As well as lowering Zazie’s age, Malle significantly toned down the book’s startling jokes about child abuse. In Queneau’s novel (but not in the film), as Zazie’s mother hands her off to Gabriel, she recommends he watch over her, so that she isn’t “raped by the whole family,” to which Zazie replies, “Last time you arrived just in time, remember?” Similarly, jokes about Zazie and prostitution were deleted. Nevertheless, the sexual subtext remains, which makes it difficult to subscribe to the dominant interpretation, offered by Malle, among others, of Zazie as the embodiment of innocence perverted: “a child or adolescent suddenly exposed to the corruption of the adult world.” But nor is Zazie, like the heroine of Black Moon—Malle’s other, much more peculiar foray into surrealism and female sexual awakening, fifteen years later—the surrealist figure of the child-woman. As played by the delightfully impish Catherine Demongeot, Zazie is a child, with her gap-toothed smile, gamine haircut, and tomboyish clothes.
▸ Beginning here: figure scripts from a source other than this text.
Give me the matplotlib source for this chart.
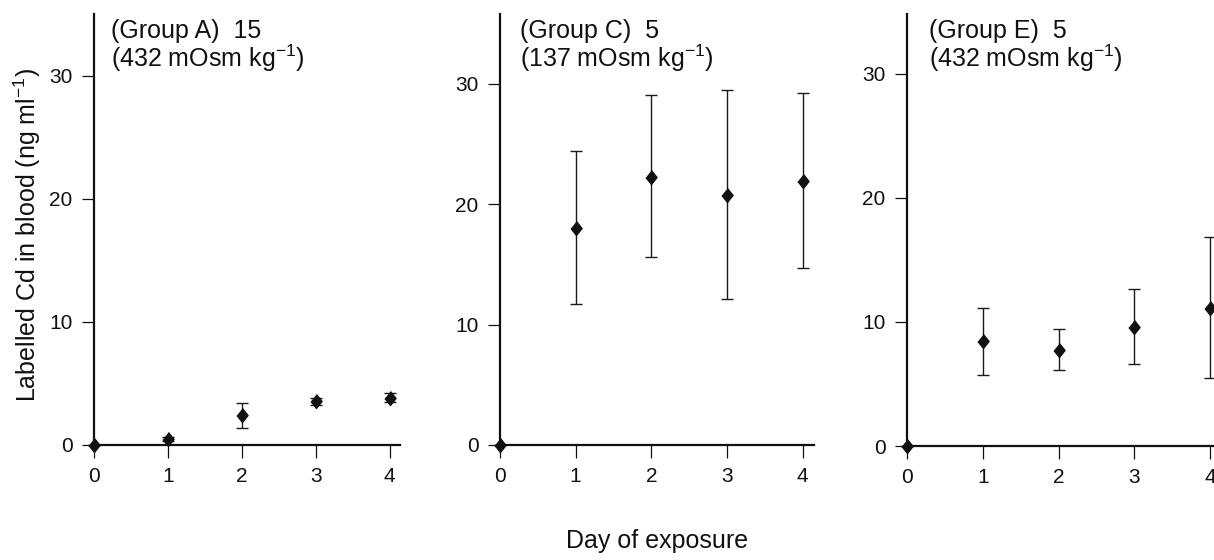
import matplotlib.pyplot as plt

plt.rcParams['font.family'] = ['Liberation Sans', 'DejaVu Sans']
plt.rcParams['mathtext.fontset'] = 'custom'
plt.rcParams['mathtext.rm'] = 'Liberation Sans'
plt.rcParams['mathtext.it'] = 'Liberation Sans'

days = [0, 1, 2, 3, 4]

# group A (15 fish, 432 mOsm)
a_mean = [0, 0.46, 2.4, 3.55, 3.85]
a_low = [0, 0.3, 1.35, 3.25, 3.5]
a_high = [0, 0.65, 3.4, 3.85, 4.2]

# group C (5 fish, 137 mOsm)
c_mean = [0, 18.0, 22.3, 20.8, 21.9]
c_low = [0, 11.7, 15.6, 12.1, 14.7]
c_high = [0, 24.4, 29.1, 29.5, 29.2]

# group E (5 fish, 432 mOsm)
e_mean = [0, 8.45, 7.75, 9.6, 11.1]
e_low = [0, 5.75, 6.1, 6.6, 5.5]
e_high = [0, 11.1, 9.45, 12.65, 16.8]

labels = ["(Group A)  15", "(Group C)  5", "(Group E)  5"]
osm = ["(432 mOsm kg$^{-1}$)", "(137 mOsm kg$^{-1}$)", "(432 mOsm kg$^{-1}$)"]

means = [a_mean, c_mean, e_mean]
lows = [a_low, c_low, e_low]
highs = [a_high, c_high, e_high]

W, H = 1214, 560
fig = plt.figure(figsize=(W / 100, H / 100), dpi=100)

# pixel boxes: left, right, top, bottom
boxes = [(94, 400, 14, 445), (500, 814, 14, 445), (907, 1214, 14, 446)]
ytops = [35.0, 35.8, 34.8]
xrights = [4.14, 4.15, 4.05]

diamond = [(0, 1), (0.8, 0), (0, -1), (-0.8, 0)]

for i in range(3):
    l, r, t, b = boxes[i]
    ax = fig.add_axes([l / W, 1 - b / H, (r - l) / W, (b - t) / H])
    m = means[i]
    yerr = [[m[k] - lows[i][k] for k in range(5)], [highs[i][k] - m[k] for k in range(5)]]
    ax.errorbar(days, m, yerr=yerr, fmt='none', ecolor='#1a1a1a', elinewidth=1.0,
                capsize=4.5, capthick=1.0, clip_on=False)
    ax.plot(days, m, linestyle='none', marker=diamond, markersize=10,
            color='#111111', clip_on=False, zorder=5)
    ax.set_xlim(0, xrights[i])
    ax.set_ylim(0, ytops[i])
    ax.set_xticks(days)
    ax.set_yticks([0, 10, 20, 30])
    for s in ['top', 'right']:
        ax.spines[s].set_visible(False)
    for s in ['left', 'bottom']:
        ax.spines[s].set_linewidth(1.6)
        ax.spines[s].set_color('#111111')
    ax.tick_params(direction='out', width=0.9, labelsize=15, colors='#111111')
    ax.tick_params(axis='x', length=9, pad=7)
    ax.tick_params(axis='y', length=8.5, pad=7)
    ax.text(0.055 + 0.008 * i, 1 - 23.7 / 431, labels[i], transform=ax.transAxes,
            fontsize=18, va='baseline', ha='left', color='#111111')
    ax.text(0.055 + 0.008 * i, 1 - 52.5 / 431, osm[i], transform=ax.transAxes,
            fontsize=18, va='baseline', ha='left', color='#111111')

fig.text(27 / W, 1 - 235 / H, "Labelled Cd in blood (ng ml$^{-1}$)", rotation=90,
         ha='center', va='center', fontsize=18, color='#111111')
fig.text(657 / W, 1 - 541 / H, "Day of exposure", ha='center', va='center',
         fontsize=18, color='#111111')

fig.savefig('out.png', dpi=100)
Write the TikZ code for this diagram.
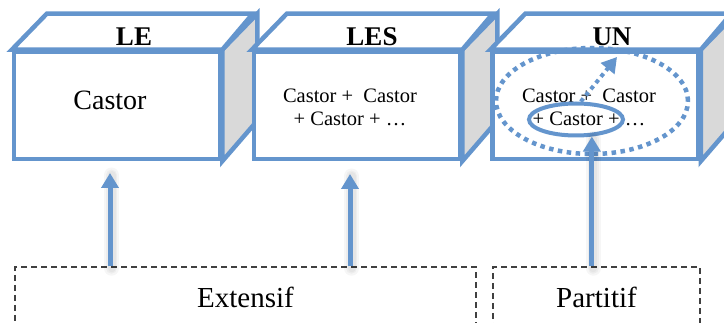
\documentclass[tikz,border=0pt]{standalone}
\usepackage{fontspec}
\setmainfont{Liberation Serif}
\usetikzlibrary{arrows.meta,shapes.geometric}

\definecolor{cubeblue}{RGB}{100,149,205}
\definecolor{sidegray}{RGB}{217,217,217}
\definecolor{dashgray}{RGB}{64,64,64}

\tikzset{
  front/.style={draw=cubeblue, line width=4.5pt, fill=white, line join=miter,
    rectangle, minimum width=206pt, minimum height=107pt, inner sep=0pt},
  face/.style={draw=cubeblue, line width=4.5pt, line join=miter},
  title/.style={font=\bfseries\fontsize{27}{30}\selectfont, inner sep=0pt},
  bigword/.style={font=\fontsize{28}{32}\selectfont, inner sep=0pt},
  sum/.style={font=\fontsize{20.5}{23}\selectfont, align=center, inner sep=0pt},
  group/.style={draw=dashgray, line width=1.5pt, dash pattern=on 6pt off 4pt,
    rectangle, inner sep=0pt, font=\fontsize{29}{32}\selectfont},
  blue arrow/.style={draw=cubeblue, line width=5pt,
    -{Triangle[width=17pt,length=15pt]}},
  soft shade/.style={draw=black, opacity=0.035, line cap=round},
}

% one cube: front face node name, depth vector (35,-36)
\newcommand{\cubefaces}[1]{%
  \filldraw[face, fill=sidegray] (#1.north east) -- ++(35,-36) -- ++(0,107)
     -- (#1.south east) -- cycle;
  \filldraw[face, fill=white] (#1.north west) -- ++(35,-36) -- ++(206,0)
     -- (#1.north east) -- cycle;
}

% faint glow under a straight arrow shaft
\newcommand{\shaftglow}[2]{%
  \foreach \w in {15,11,8} {
    \draw[soft shade, line width=\w pt] ([shift={(1.5,2)}]#1) -- ([shift={(1.5,2)}]#2);
  }
}

\begin{document}
\begin{tikzpicture}[x=1pt, y=-1pt]
\useasboundingbox (0,0) rectangle (724,323);
\clip (0,0) rectangle (724,323);

% --- the three cubes ---
\path (117,105.5) node[front] (b1) {};
\cubefaces{b1}
\path (117,105.5) node[front] {};
\node[title] (le) at (134,37) {LE};
\node[bigword] (c1) at (110,100) {Castor};

\path (357,105.5) node[front] (b2) {};
\cubefaces{b2}
\path (357,105.5) node[front] {};
\node[title] (les) at (372,37) {LES};
\node[sum] (c2) at (350,107) {Castor +\ \ Castor\\+ Castor + …};

\path (595.5,105.5) node[front] (b3) {};
\cubefaces{b3}
\path (595.5,105.5) node[front] {};
\node[title] (un) at (612,37) {UN};
\node[sum] (c3) at (589,107) {Castor +\ \ Castor\\+ Castor + …};

% --- grouping of the partitive reading ---
\node[ellipse, draw=cubeblue, line width=4.5pt, dash pattern=on 4.5pt off 4.5pt,
      minimum width=192pt, minimum height=106pt, inner sep=0pt] (whole) at (592,101) {};
\node[ellipse, draw=cubeblue, line width=4pt,
      minimum width=94pt, minimum height=32pt, inner sep=0pt] (part) at (576,119.5) {};

% --- lower labels ---
\node[group, minimum width=461pt, minimum height=60pt] (ext) at (245.5,297) {Extensif};
\node[group, minimum width=207pt, minimum height=60pt] (prt) at (596.5,297) {Partitif};

% --- arrows ---
\coordinate (t1) at (110,173);
\coordinate (t2) at (350,174);
\coordinate (t4) at (617,57);

\shaftglow{t1 |- ext.north}{t1}
\shaftglow{t2 |- ext.north}{t2}
\shaftglow{part.-47 |- prt.north}{part.-47}
\draw[blue arrow] (t1 |- ext.north) -- (t1);
\draw[blue arrow] (t2 |- ext.north) -- (t2);
\draw[blue arrow] (part.-47 |- prt.north) -- (part.-47);
\draw[blue arrow, dash pattern=on 4pt off 4pt, line width=4pt] (part.75) -- (t4);
\end{tikzpicture}
\end{document}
Zazie’s contradictions make more sense when seen in a wider context. France in the 1950s was going through a cultural revolution particularly evident in the status of women. Queneau’s book and Malle’s film are testimony to this in their choice of heroine. If neither writer nor filmmaker escapes the patriarchal stereotyping of women, the fact that their rebellious hero is female fits a broader pattern—and for Malle exemplifies both his long-standing interest in women and his characteristic insight into cultural change (we should not forget his documentary work, which he would continue throughout his career, alongside his fiction films). In a postwar context of gender realignment, after the trauma of the German occupation, young women in France came to the forefront of cultural life like never before: among others, singer Juliette Gréco, novelist Françoise Sagan, film star Brigitte Bardot. These female “enfants terribles,” as Susan Weiner describes them in her study of Frenchwomen and the mass media in the 1950s, successfully broke taboos, challenged the rules that had regulated women’s lives for so long, and noisily occupied the public sphere, all while still being shackled by the conservative mores of the time. Though decidedly younger, Zazie is just such an enfant terrible: she is fearless, answers back with insolence, stares at people and at the camera, and possesses wisdom—expressed in her asides on the grown-ups and her famous last line, about how in these two days she “got older.” In this light, the fact that Malle’s next film was with, and about, Bardot makes sense. The sexual jokes in Zazie dans le métro, seen through the prism of today’s sensitivity, can feel uncomfortable, and even inappropriate. Yet they also indirectly signal the prominent place of women who won’t be suppressed. The two sides of Zazie, the sexual being and the child, do not so much compose a traditional child-woman as reveal the paradoxes of the age.